Defense Secretary Donald Rumsfeld’s recent admission that a U.S. raid in Afghanistan mistakenly killed 16 innocent people suggests how grateful Americans should be that their ancestors insisted on the inclusion of a Bill of Rights as a condition of adopting the U.S. Constitution. While the U.S. raiders were convinced that the victims of the raid were members of the Taliban or al-Qaeda, they actually turned out to be anti-Taliban guerrillas loyal to the new U.S.-installed Afghan government.
Acknowledging that the deaths were “unfortunate” and denying prisoners’ claims that they were kicked and beaten by U.S. forces, Rumsfeld explained that military action in Afghanistan is sometimes “untidy.”
But it would be incorrect to characterize that military action as an unfortunate part of war. Upon the overthrow of the Taliban regime and the installation of a new government friendly to the United States, the U.S. government’s role in Afghanistan was converted from one of a war combatant to one of a domestic police force, either as an agent of the new Afghan government or as an independent police force operating with the jurisdiction of a foreign nation.
That is, under the newly installed Afghan regime, the U.S. government’s role in seeking suspected terrorists in Afghanistan as part of its “war on terrorism,” including the most recent action in which several U.S. servicemen have been killed or wounded, is no different in principle from its role in seeking suspected drug dealers in Peru as part of its “war on drugs.”
There is one big difference, however, between operations in which federal police are seeking suspected criminals overseas and those carried out here in the United States: In overseas police operations, U.S. forces are not constrained by the U.S. Constitution and specifically by the due process provisions of the Bill of Rights, as they are when seeking suspected criminals here in the United States.
That lack of constitutional constraint enables U.S. police forces operating overseas to shoot or bomb first and ask questions later when trying to apprehend those they “know” are guilty—such as the innocent missionary and her child who were mistakenly killed in Peru last year as part of the U.S. government’s “war on drugs” and the innocent people mistakenly killed in Afghanistan as part of its “war on terrorism.”
So while it’s true that warfare is sometimes untidy, as Secretary Rumsfeld says it’s also true that police work is sometimes untidy, especially when the police are operating outside the constraints our Founders placed on them when they are trying to apprehend suspected criminals.
When our Founders proposed the Constitution (and the new federal government) to the American people in 1787, many people objected that the document did not contain express guarantees of due process of law and protection of fundamental liberties. Those who advocated the adoption of the Constitution responded that there was nothing to fear because the powers of federal officials would be limited to those enumerated in the original document. Since those powers didn’t include the power to deprive a person of fundamental liberties or due process of law, their argument went, there was no reason to have an express prohibition on the exercise of such power.
That wasn’t good enough for the American people.
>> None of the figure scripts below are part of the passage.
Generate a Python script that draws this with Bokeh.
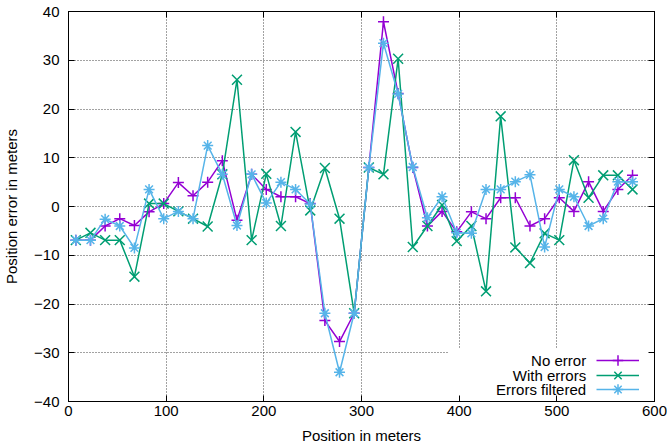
from bokeh.plotting import figure
from bokeh.models import (Legend, LegendItem, Label, BoxAnnotation, LinearAxis,
                          FixedTicker, Range1d)
from bokeh.embed import file_html
from bokeh.resources import INLINE

# ---- data ----
positions = [7.5, 22.5, 37.5, 52.5, 67.5, 82.5, 97.5, 112.5, 127.5, 142.5,
             157.5, 172.5, 187.5, 202.5, 217.5, 232.5, 247.5, 262.5, 277.5, 292.5,
             307.5, 322.5, 337.5, 352.5, 367.5, 382.5, 397.5, 412.5, 427.5, 442.5,
             457.5, 472.5, 487.5, 502.5, 517.5, 532.5, 547.5, 562.5, 577.5]

no_error = [-6.9, -6.9, -4.0, -2.5, -3.9, -1.1, 0.6, 4.9, 2.2, 5.0,
            9.4, -2.8, 6.6, 3.5, 2.0, 2.0, 0.6, -23.4, -27.7, -21.9,
            8.0, 37.9, 23.2, 8.0, -4.0, -1.0, -5.2, -1.1, -2.5, 1.8,
            1.8, -4.0, -2.5, 1.8, -1.0, 5.1, -1.0, 3.5, 6.4]

with_errors = [-6.9, -5.4, -6.9, -6.9, -14.4, 0.6, 0.6, -1.0, -2.5, -4.1,
               6.6, 26.0, -6.9, 6.7, -4.0, 15.3, -0.8, 7.9, -2.5, -21.9,
               8.0, 6.6, 30.3, -8.3, -4.0, 0.3, -7.1, -4.0, -17.4, 18.5,
               -8.4, -11.6, -5.5, -6.9, 9.5, 1.8, 6.4, 6.4, 3.5]

errors_filtered = [-6.9, -6.9, -2.6, -4.0, -8.5, 3.5, -2.5, -1.0, -2.5, 12.5,
                   6.6, -3.9, 6.6, 0.7, 5.0, 3.5, 0.5, -21.9, -34.0, -21.9,
                   8.0, 33.5, 23.1, 8.1, -2.3, 2.0, -5.4, -5.5, 3.5, 3.5,
                   5.1, 6.5, -8.3, 3.5, 2.0, -4.0, -2.5, 5.1, 5.1]

series_names = ["No error", "With errors", "Errors filtered"]
series_colors = ["#9400d3", "#009e73", "#56b4e9"]
series_markers = ["cross", "x", "asterisk"]
marker_sizes = [11, 14, 11]

x_ticks = [0, 100, 200, 300, 400, 500, 600]
y_ticks = [-40, -30, -20, -10, 0, 10, 20, 30, 40]
x_title = "Position in meters"
y_title = "Position error in meters"

FONT = "Liberation Sans"
FS = "15px"

p = figure(width=667, height=448, x_range=Range1d(0, 600), y_range=Range1d(-40, 40),
           output_backend="svg", toolbar_location=None,
           min_border_left=66, min_border_right=13, min_border_top=11, min_border_bottom=47)
p.background_fill_color = "white"
p.border_fill_color = "white"
p.outline_line_color = "black"
p.outline_line_width = 1

for ax, ticks in ((p.xaxis[0], x_ticks), (p.yaxis[0], y_ticks)):
    ax.ticker = FixedTicker(ticks=ticks)
    ax.major_tick_in = 6
    ax.major_tick_out = 0
    ax.minor_tick_line_color = None
    ax.axis_line_color = "black"
    ax.major_tick_line_color = "black"
    ax.major_label_text_font = FONT
    ax.major_label_text_font_size = FS
    ax.major_label_text_color = "black"
    ax.axis_label_text_font = FONT
    ax.axis_label_text_font_size = FS
    ax.axis_label_text_font_style = "normal"
    ax.axis_label_text_color = "black"

p.xaxis.axis_label = x_title
p.yaxis.axis_label = y_title
p.xaxis.major_label_standoff = 4
p.xaxis.axis_label_standoff = 8
p.yaxis.major_label_standoff = 9
p.yaxis.axis_label_standoff = 11

# mirror ticks on top and right
top = LinearAxis(ticker=FixedTicker(ticks=x_ticks), major_tick_in=6, major_tick_out=0,
                 minor_tick_line_color=None, major_label_text_font_size="0px",
                 major_label_standoff=0, major_label_overrides={t: "" for t in x_ticks})
right = LinearAxis(ticker=FixedTicker(ticks=y_ticks), major_tick_in=6, major_tick_out=0,
                   minor_tick_line_color=None, major_label_text_font_size="0px",
                   major_label_standoff=0, major_label_overrides={t: "" for t in y_ticks})
p.add_layout(top, "above")
p.add_layout(right, "right")

p.xgrid.ticker = FixedTicker(ticks=x_ticks)
p.ygrid.ticker = FixedTicker(ticks=y_ticks)
for g in (p.xgrid[0], p.ygrid[0]):
    g.grid_line_color = "#444444"
    g.grid_line_dash = "1 2"
    g.grid_line_width = 1

# opaque key background (hides grid, like the original)
key_bg = BoxAnnotation(left=389, top=-29, fill_color="white", fill_alpha=1,
                       line_alpha=0, level="underlay")
p.add_layout(key_bg)

renderers = []
for ys, col, mk, ms in zip([no_error, with_errors, errors_filtered],
                           series_colors, series_markers, marker_sizes):
    r1 = p.line(positions, ys, line_color=col, line_width=1.5)
    r2 = p.scatter(positions, ys, marker=mk, size=ms, line_color=col, line_width=1.5,
                   fill_color=None)
    renderers.append([r1, r2])

# one key row per series (line sample with marker on the right of the text)
key_rows_px = [28, 13, -1]
key_label_y = [-31.6, -34.6, -37.5]
for name, rs, row_px, ly in zip(series_names, renderers, key_rows_px, key_label_y):
    leg = Legend(items=[LegendItem(label=" ", renderers=rs)], location=(528, row_px),
                 glyph_width=43, glyph_height=26, label_height=26, label_width=0,
                 label_standoff=0, spacing=0, padding=0, margin=0,
                 label_text_font_size="1px", background_fill_alpha=0,
                 border_line_alpha=0)
    p.add_layout(leg)
    p.add_layout(Label(x=530, y=ly, text=name, text_align="right", text_baseline="middle",
                       text_font=FONT, text_font_size=FS, text_color="black"))

open("out.html", "w").write(file_html(p, INLINE))
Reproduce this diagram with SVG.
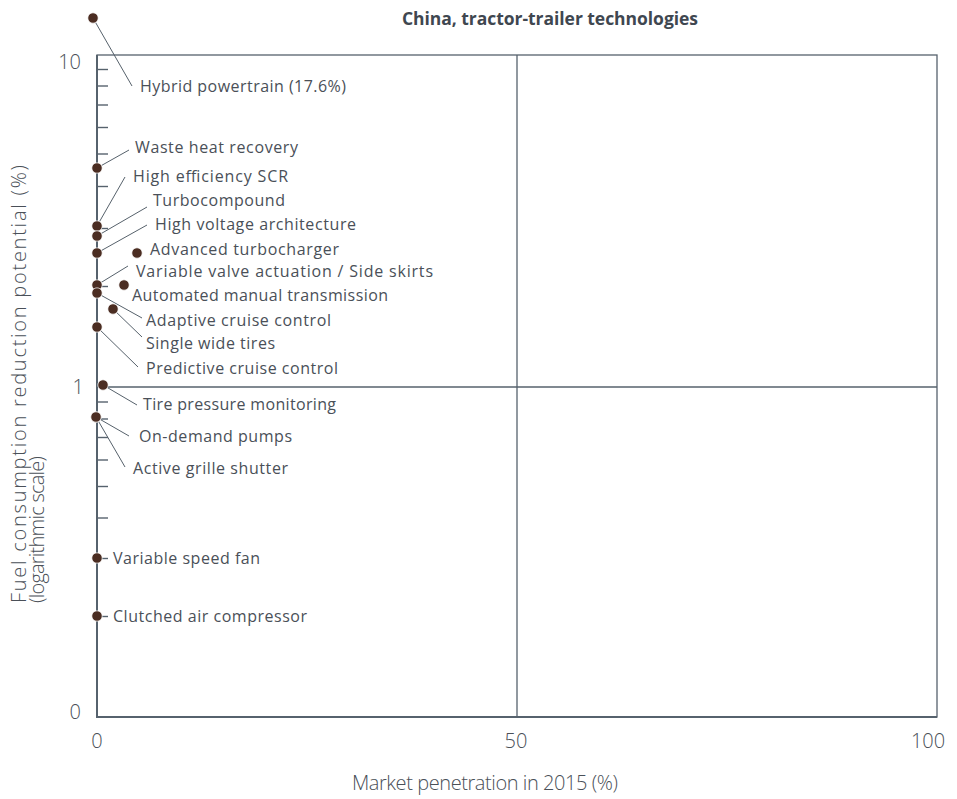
<svg xmlns="http://www.w3.org/2000/svg" width="957" height="799" viewBox="0 0 957 799">
<style>
.lbl{font-family:"Open Sans","DejaVu Sans",sans-serif;font-size:16px;fill:#4a5058}
.ax{font-family:"Open Sans","DejaVu Sans",sans-serif;font-size:20px;fill:#4a5058;font-weight:300}
.ttl{font-family:"Open Sans","DejaVu Sans",sans-serif;font-size:17.5px;font-weight:700;fill:#3f4750}
.frame{stroke:#56626d;stroke-width:1.3;fill:none}
.axis{stroke:#56626d;stroke-width:2;fill:none}
.tick{stroke:#56626d;stroke-width:1.4}
.ld{stroke:#56616b;stroke-width:1;fill:none}
.dot{fill:#4b2d22;stroke:#ffffff;stroke-width:0.7}
</style>
<rect width="957" height="799" fill="#ffffff"/>
<text class="ttl" x="550" y="25" text-anchor="middle" textLength="296">China, tractor-trailer technologies</text>
<g id="axes">
<rect class="frame" x="97" y="55" width="840" height="662"/>
<line class="frame" x1="517" y1="55" x2="517" y2="717"/>
<line class="frame" x1="97" y1="387" x2="937" y2="387"/>
<line class="axis" x1="97" y1="55" x2="97" y2="717"/>
<line class="axis" x1="96" y1="717" x2="937" y2="717"/>
<g class="tick">
<line x1="97" y1="69.5" x2="108" y2="69.5"/>
<line x1="97" y1="86" x2="108" y2="86"/>
<line x1="97" y1="105" x2="108" y2="105"/>
<line x1="97" y1="127.5" x2="108" y2="127.5"/>
<line x1="97" y1="154" x2="108" y2="154"/>
<line x1="97" y1="186.5" x2="108" y2="186.5"/>
<line x1="97" y1="228.5" x2="108" y2="228.5"/>
<line x1="97" y1="286.5" x2="108" y2="286.5"/>
<line x1="97" y1="402" x2="108" y2="402"/>
<line x1="97" y1="419" x2="108" y2="419"/>
<line x1="97" y1="437.5" x2="108" y2="437.5"/>
<line x1="97" y1="460" x2="108" y2="460"/>
<line x1="97" y1="486.5" x2="108" y2="486.5"/>
<line x1="97" y1="518" x2="108" y2="518"/>
<line x1="97" y1="558.5" x2="108" y2="558.5"/>
<line x1="97" y1="616.5" x2="108" y2="616.5"/>
</g>
<text class="ax" x="81" y="69" text-anchor="end">10</text>
<text class="ax" x="84" y="394" text-anchor="end">1</text>
<text class="ax" x="81" y="719" text-anchor="end">0</text>
<text class="ax" x="97" y="748" text-anchor="middle">0</text>
<text class="ax" x="516" y="748" text-anchor="middle">50</text>
<text class="ax" x="928" y="748" text-anchor="middle">100</text>
<text class="ax" x="485" y="790" text-anchor="middle" font-size="19" textLength="266">Market penetration in 2015 (%)</text>
<text class="ax" transform="translate(26,603) rotate(-90)" font-size="21" textLength="438">Fuel consumption reduction potential (%)</text>
<text class="ax" transform="translate(44,603) rotate(-90)" font-size="14" textLength="147">(logarithmic scale)</text>
</g>
<g id="connectors">
<line class="ld" x1="93" y1="18" x2="132" y2="86"/>
<line class="ld" x1="97" y1="168" x2="129" y2="150"/>
<line class="ld" x1="97" y1="226" x2="125" y2="177"/>
<line class="ld" x1="97" y1="236" x2="147" y2="207"/>
<line class="ld" x1="97" y1="253" x2="147" y2="225"/>
<line class="ld" x1="97" y1="285" x2="128" y2="266"/>
<line class="ld" x1="97" y1="293" x2="142" y2="318"/>
<line class="ld" x1="113" y1="309" x2="142" y2="337"/>
<line class="ld" x1="97" y1="327" x2="138" y2="367"/>
<line class="ld" x1="103" y1="385" x2="137" y2="405"/>
<line class="ld" x1="96" y1="417" x2="129" y2="436"/>
<line class="ld" x1="96" y1="417" x2="125" y2="467"/>
</g>
<g id="hybrid"><circle class="dot" cx="93" cy="18" r="5.2"/><text class="lbl" x="140" y="92" textLength="206">Hybrid powertrain (17.6%)</text></g>
<g id="waste-heat"><circle class="dot" cx="97" cy="168" r="5.2"/><text class="lbl" x="135" y="153" textLength="163">Waste heat recovery</text></g>
<g id="scr"><circle class="dot" cx="97" cy="226" r="5.2"/><text class="lbl" x="133" y="182" textLength="155">High efficiency SCR</text></g>
<g id="turbocompound"><circle class="dot" cx="97" cy="236" r="5.2"/><text class="lbl" x="153" y="206" textLength="132">Turbocompound</text></g>
<g id="high-voltage"><circle class="dot" cx="97" cy="253" r="5.2"/><text class="lbl" x="155" y="230" textLength="201">High voltage architecture</text></g>
<g id="adv-turbo"><circle class="dot" cx="137" cy="253" r="5.2"/><text class="lbl" x="150" y="255" textLength="189">Advanced turbocharger</text></g>
<g id="vva"><circle class="dot" cx="97" cy="285" r="5.2"/><text class="lbl" x="136" y="277" textLength="297">Variable valve actuation / Side skirts</text></g>
<g id="amt"><circle class="dot" cx="124" cy="285" r="5.2"/><text class="lbl" x="132" y="301" textLength="256">Automated manual transmission</text></g>
<g id="acc"><circle class="dot" cx="97" cy="293" r="5.2"/><text class="lbl" x="146" y="326" textLength="185">Adaptive cruise control</text></g>
<g id="swt"><circle class="dot" cx="113" cy="309" r="5.2"/><text class="lbl" x="146" y="349" textLength="129">Single wide tires</text></g>
<g id="pcc"><circle class="dot" cx="97" cy="327" r="5.2"/><text class="lbl" x="146" y="374" textLength="192">Predictive cruise control</text></g>
<g id="tpm"><circle class="dot" cx="103" cy="385" r="5.2"/><text class="lbl" x="143" y="410" textLength="193">Tire pressure monitoring</text></g>
<g id="pumps"><circle class="dot" cx="96" cy="417" r="5.2"/><text class="lbl" x="139" y="442" textLength="153">On-demand pumps</text></g>
<g id="grille"><circle class="dot" cx="96" cy="417" r="5.2"/><text class="lbl" x="133" y="474" textLength="155">Active grille shutter</text></g>
<g id="fan"><circle class="dot" cx="97" cy="558" r="5.2"/><text class="lbl" x="113" y="564" textLength="147">Variable speed fan</text></g>
<g id="compressor"><circle class="dot" cx="97" cy="616" r="5.2"/><text class="lbl" x="113" y="622" textLength="194">Clutched air compressor</text></g>
</svg>
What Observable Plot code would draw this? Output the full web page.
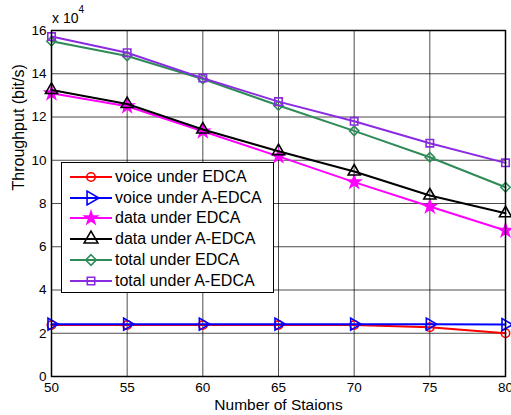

They understood the nature of government and they knew their history. They knew that the federal government would inevitably attract people who, even with the best of intentions, would run roughshod over their liberties if there were no express constitutional provisions prohibiting them from doing so.
How right our ancestors turned out to be! When we see how our federal police today operate when they are not constrained by the Constitution, we are able to more deeply appreciate the wisdom of our ancestors in insisting on the protections outlined in the Bill of Rights as a condition for permitting the federal government to come into existence.